LA NOUVELLE CALEDONIE ET LE PROTOCOLE DE KYOTO


26-12-2007
Par Admin Admin

 

Cet extrait est tiré de l'intervention de Guy AGNIEL, professeur de droit public à l’université de la Nouvelle-Calédonie, au colloque "Le droit de l'environnement en Nouvelle-Calédonie", dont les actes ont été publiés en 2007 et présentés sur ce site.

Kyoto et Nouméa :

La France a signé cet accord le 27 avril 1998, mais sa publication n’est intervenue que plusieurs années après (décret n° 25-295 du 22 mars 2005). En 2005, les institutions locales ont interrogé le ministère de l’outre-mer sur l’applicabilité du Protocole à la Nouvelle Calédonie. Dans un premier temps la réponse fut affirmative, mais quelques semaines plus tard, c’est la négative qui prévalut. Qu’en est-il exactement ?

Nous pouvons proposer l’analyse suivante :

La République française ayant ratifiée la convention de Vienne de 1969 est donc tenue par les dispositions de celle-ci. Or le Protocole de Kyoto dans son article 26, dispose clairement : « Aucune réserve ne peut être faîte au présent protocole ». En application de l’article 29 de la convention de Vienne, le Protocole doit être appliqué sur l’ensemble du territoire de la République, y compris donc en Nouvelle-Calédonie.

Jusque là, c’est assez simple ; mais il se trouve que la République française a assortie sa ratification d’une déclaration interprétative : « la ratification par la République française du Protocole de Kyoto à la convention-cadre des Nations unies sur les changements climatiques du 11 décembre 1997 doit être interprétée dans le cadre de l’engagement souscrit conformément à l’article 4 du Protocole par la Communauté européenne, dont elle est indissociable. Elle ne rend donc pas applicable ce Protocole aux territoires de la République française auxquels le Traité instituant la Communauté européenne n’est pas applicable. Toutefois et conformément à l’article 4 § 6 du Protocole, la République française demeure individuellement responsable du niveau de ses propres émissions dans le cas où le niveau total cumulé des réductions d’émissions ne pourraient être atteints ». En se fondant sur son appartement à l’Union européenne, elle en conclue la non applicabilité du Protocole à ses territoires ultra-marins auxquels le Traité de Rome n’est pas applicable.
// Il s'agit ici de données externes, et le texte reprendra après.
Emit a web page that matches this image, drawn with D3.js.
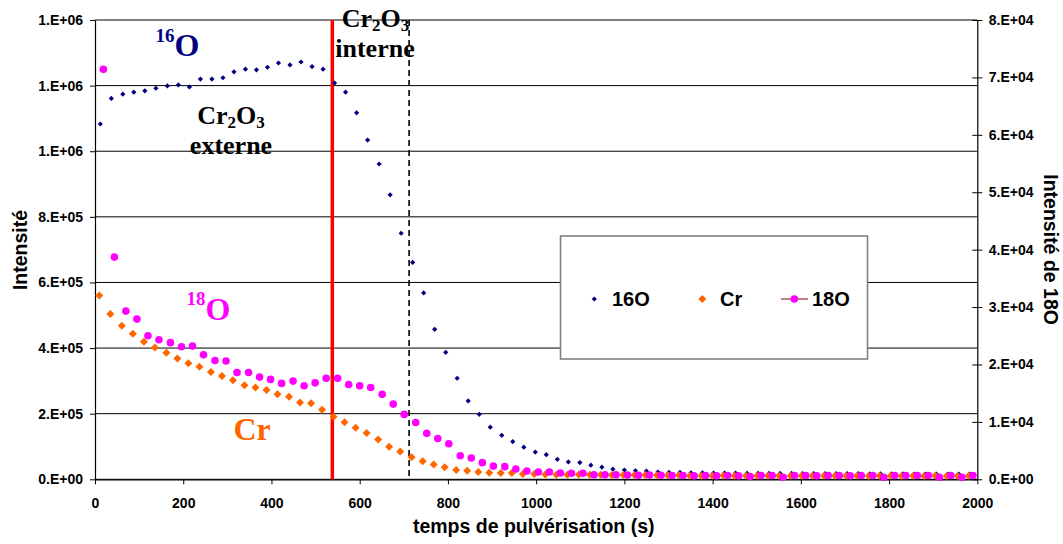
<!DOCTYPE html>
<html><head><meta charset="utf-8">
<script src="https://cdn.jsdelivr.net/npm/d3@7"></script>
<style>
html,body{margin:0;padding:0;background:#fff;}
svg{display:block;}
.ax text{font-family:"Liberation Sans",Arial,sans-serif;font-weight:bold;font-size:14px;fill:#000;}
</style></head>
<body>
<svg id="chart" width="1063" height="544"></svg>
<script>
// ---- data ----
const timeA = [12,37,63,88,113,138,164,189,214,239,265,290,315,341,366,391,416,442,467,492,517,543,568,593,618,644,669,694,720,745,770,795,821,846,871,896,922,947,972,998,1023,1048,1073,1099,1124,1149,1174,1200,1225,1250,1276,1301,1326,1351,1377,1402,1427,1452,1478,1503,1528,1553,1579,1604,1629,1655,1680,1705,1730,1756,1781,1806,1831,1857,1882,1907,1933,1958,1983];
const timeB = [19,44,70,95,120,145,171,196,221,246,272,297,322,348,373,398,423,449,474,499,524,550,575,600,625,651,676,701,727,752,777,802,828,853,878,903,929,954,979,1005,1030,1055,1080,1106,1131,1156,1181,1207,1232,1257,1283,1308,1333,1358,1384,1409,1434,1459,1485,1510,1535,1560,1586,1611,1636,1662,1687,1712,1737,1763,1788,1813,1838,1864,1889,1914,1940,1965,1990];
const o16 = [1083000,1161000,1174000,1180000,1184000,1192000,1199000,1202000,1196000,1220000,
  1220000,1224000,1242000,1250000,1248000,1256000,1269000,1263000,1272000,1258000,
  1250000,1208000,1180000,1117000,1034000,961000,867000,750000,661000,568000,
  457000,387000,308000,239000,198000,159000,134000,115000,98000,83000,
  75000,61000,53000,51000,43000,37000,31000,28000,26000,25000,
  22000,21000,21000,20000,20000,19000,19000,19000,18500,18500,
  18000,18000,18000,17500,17500,17000,17000,17000,17000,16500,
  16500,16500,16500,16000,16000,16000,16000,16000,16000];
const cr = [560000,504000,468000,444000,419000,402000,386000,368000,354000,343000,
  327000,315000,302000,287000,280000,272000,259000,252000,234000,232000,
  212000,191000,174000,157000,141000,121000,99000,85000,67000,55000,
  45000,37000,28000,26000,22000,20000,19000,19000,16000,16000,
  15000,14000,14000,15000,14000,14000,13000,13000,13000,13000,
  12500,12000,12000,11000,11000,11000,11500,11000,11000,11000,
  10500,11000,11000,10500,10500,11000,10500,10500,10500,10000,
  10500,10500,10000,10500,10000,10500,10000,10000,10500];
const o18 = [71400,38700,29300,27900,25000,24300,23800,23100,23200,21700,
  20700,20600,18600,18600,17800,17400,16700,17100,16300,16800,
  17600,17600,16500,16300,16000,14800,13100,11300,9900,8000,
  7100,6200,4100,3700,2900,2300,2200,1800,1450,1270,
  1270,1100,1050,1050,800,800,800,750,700,750,
  700,650,650,600,650,600,650,600,500,650,
  650,350,650,650,600,650,650,600,650,650,
  350,650,650,650,650,350,650,350,650];
const xTicks = [0,200,400,600,800,1000,1200,1400,1600,1800,2000];
const leftTickValues = [0,200000,400000,600000,800000,1000000,1200000,1400000];
const leftTickLabels = ["0.E+00","2.E+05","4.E+05","6.E+05","8.E+05","1.E+06","1.E+06","1.E+06"];
const rightTickValues = [0,10000,20000,30000,40000,50000,60000,70000,80000];
const rightTickLabels = ["0.E+00","1.E+04","2.E+04","3.E+04","4.E+04","5.E+04","6.E+04","7.E+04","8.E+04"];
const seriesNames = ["16O","Cr","18O"];
const redLineTime = 538;
const dashLineTime = 712;

// ---- layout ----
const svg = d3.select("#chart");
const L = 95, R = 977.3, T = 20, B = 479.3;
const x = d3.scaleLinear().domain([0,2000]).range([L,R]);
const yL = d3.scaleLinear().domain([0,1400000]).range([B,T]);
const yR = d3.scaleLinear().domain([0,80000]).range([B,T]);
const sans = '"Liberation Sans",Arial,sans-serif';
const serif = '"Liberation Serif","Times New Roman",serif';

// gridlines
svg.append("g").selectAll("line").data(leftTickValues).join("line")
  .attr("x1",L).attr("x2",R).attr("y1",d=>yL(d)).attr("y2",d=>yL(d))
  .attr("stroke","#000").attr("stroke-width",1);

// axes
const gl = svg.append("g").attr("class","ax").attr("transform",`translate(${L},0)`)
  .call(d3.axisLeft(yL).tickValues(leftTickValues).tickFormat((d,i)=>leftTickLabels[i]).tickSize(5).tickPadding(7).tickSizeOuter(0));
const gr = svg.append("g").attr("class","ax").attr("transform",`translate(${R},0)`)
  .call(d3.axisRight(yR).tickValues(rightTickValues).tickFormat((d,i)=>rightTickLabels[i]).tickSize(5).tickPadding(6.5).tickSizeOuter(0));
gr.selectAll(".tick line").attr("x1",-5).attr("x2",5);
const gb = svg.append("g").attr("class","ax").attr("transform",`translate(0,${B})`)
  .call(d3.axisBottom(x).tickValues(xTicks).tickFormat(d3.format("d")).tickSize(5).tickPadding(13.5).tickSizeOuter(0));
[gl,gr,gb].forEach(g=>{g.selectAll("path.domain").attr("stroke","#000").attr("stroke-width",1.2);
  g.selectAll(".tick line").attr("stroke","#000");});
gl.selectAll("text").style("font-size","14px");

// vertical markers
svg.append("line").attr("x1",x(redLineTime)).attr("x2",x(redLineTime)).attr("y1",T).attr("y2",B)
  .attr("stroke","#FF0000").attr("stroke-width",3.5);
svg.append("line").attr("x1",x(dashLineTime)).attr("x2",x(dashLineTime)).attr("y1",T).attr("y2",B)
  .attr("stroke","#000").attr("stroke-width",1.6).attr("stroke-dasharray","6,4");

// legend box
const lg = svg.append("g");
lg.append("rect").attr("x",560.5).attr("y",236).attr("width",307).attr("height",123)
  .attr("fill","#fff").attr("stroke","#808080").attr("stroke-width",1.6);

const diamond = r => `M0,${-r}L${r},0L0,${r}L${-r},0Z`;

// series
svg.append("g").selectAll("path").data(o16).join("path")
  .attr("d",diamond(2.6)).attr("fill","#000080")
  .attr("transform",(d,i)=>`translate(${x(timeA[i])},${yL(d)})`);
svg.append("g").selectAll("path").data(cr).join("path")
  .attr("d",diamond(4)).attr("fill","#FF6600")
  .attr("transform",(d,i)=>`translate(${x(timeA[i])-1},${yL(d)})`);
svg.append("g").selectAll("circle").data(o18).join("circle")
  .attr("r",3.8).attr("fill","#FF00FF")
  .attr("cx",(d,i)=>x(timeB[i])).attr("cy",d=>yR(d));

// legend items
const ly = 299;
lg.append("path").attr("d",diamond(2.6)).attr("fill","#000080").attr("transform",`translate(594.3,${ly})`);
lg.append("text").attr("x",612).attr("y",306).text(seriesNames[0]);
lg.append("path").attr("d",diamond(4)).attr("fill","#FF6600").attr("transform",`translate(702.3,${ly})`);
lg.append("text").attr("x",720).attr("y",306).text(seriesNames[1]);
lg.append("line").attr("x1",781).attr("x2",808).attr("y1",ly).attr("y2",ly).attr("stroke","#C08080").attr("stroke-width",2);
lg.append("circle").attr("cx",794.3).attr("cy",ly).attr("r",3.8).attr("fill","#FF00FF");
lg.append("text").attr("x",812).attr("y",306).text(seriesNames[2]);
lg.selectAll("text").attr("font-family",sans).attr("font-weight","bold").attr("font-size","20px");

// axis titles
const title = (txt,tx,ty,rot)=>svg.append("text").attr("transform",`translate(${tx},${ty}) rotate(${rot})`)
  .attr("text-anchor","middle").attr("font-family",sans).attr("font-weight","bold").attr("font-size","19.5px").text(txt);
title("Intensité",26.5,250,-90);
title("Intensité de 18O",1043.5,249.6,90);
title("temps de pulvérisation (s)",533.7,533,0);

// annotations
function rich(parts, tx, ty, color, anchor){
  const t = svg.append("text").attr("x",tx).attr("y",ty).attr("fill",color)
    .attr("font-family",serif).attr("font-weight","bold").attr("text-anchor",anchor||"start");
  parts.forEach(p=>t.append("tspan").attr("font-size",p[1]+"px").attr("dy",p[2]).text(p[0]));
  return t;
}
rich([["16",19,-14.3],["O",32,14.3]],155.5,56,"#000080");
rich([["18",19,-15],["O",32,15]],186.5,320,"#FF00FF");
rich([["Cr",32,0]],233.5,440,"#FF6600");
rich([["Cr",26,0],["2",17,4],["O",26,-4],["3",17,4]],231,123.5,"#000","middle");
rich([["externe",26,0]],231,153.5,"#000","middle");
rich([["Cr",26,0],["2",17,4],["O",26,-4],["3",17,4]],375.5,26.7,"#000","middle");
rich([["interne",26,0]],375,56.7,"#000","middle");
</script>
</body></html>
C’est un joli tour de passe-passe juridique : selon la convention de Vienne de 1969 (article 2 § 1d) une réserve est une déclaration unilatérale « quel que soit son libellé ou sa désignation » faite par un état qui « vise à exclure ou à modifier l’effet juridique de certaines dispositions du traité dans leur application à cet Etat ». En formulant une déclaration interprétative, la France ne contrevient donc pas dans la forme tout au moins à l’article 26 du Protocole qui interdit les réserves. Mais une déclaration interprétative n’a pour objet que de préciser le sens d’une disposition d’un traité, au contraire d’une réserve, laquelle limite ou exclut l’application de la disposition. Or, force est de constater que, sur le fond, l’exécution territoriale du Protocole est bien modifiée ! Il y a là une belle illustration de la mise en garde formulée par la doctrine : « les Etats ont tendance à avoir des déclarations interprétatives une conception fort extensive et à les rédiger de manière tellement ambiguë que le sens de la convention peut en être faussée. Il y a là dans certains cas un moyen commode (mais juridiquement inacceptable) de tourner les règles limitant ou interdisant les réserves » (Nguyen Quoc Dinh 2002).

Il est vrai que le strict respect de l’article 29 de la convention de Vienne aurait pu mettre en lumière les difficultés résultant du démembrement des compétences auxquels se livre une République française en mal de repentance, qui réussit le tour de force de constitutionnaliser la charte de l’environnement en même temps qu’elle se lave les mains de la protection de l’environnement dans ses territoires ultra-marins.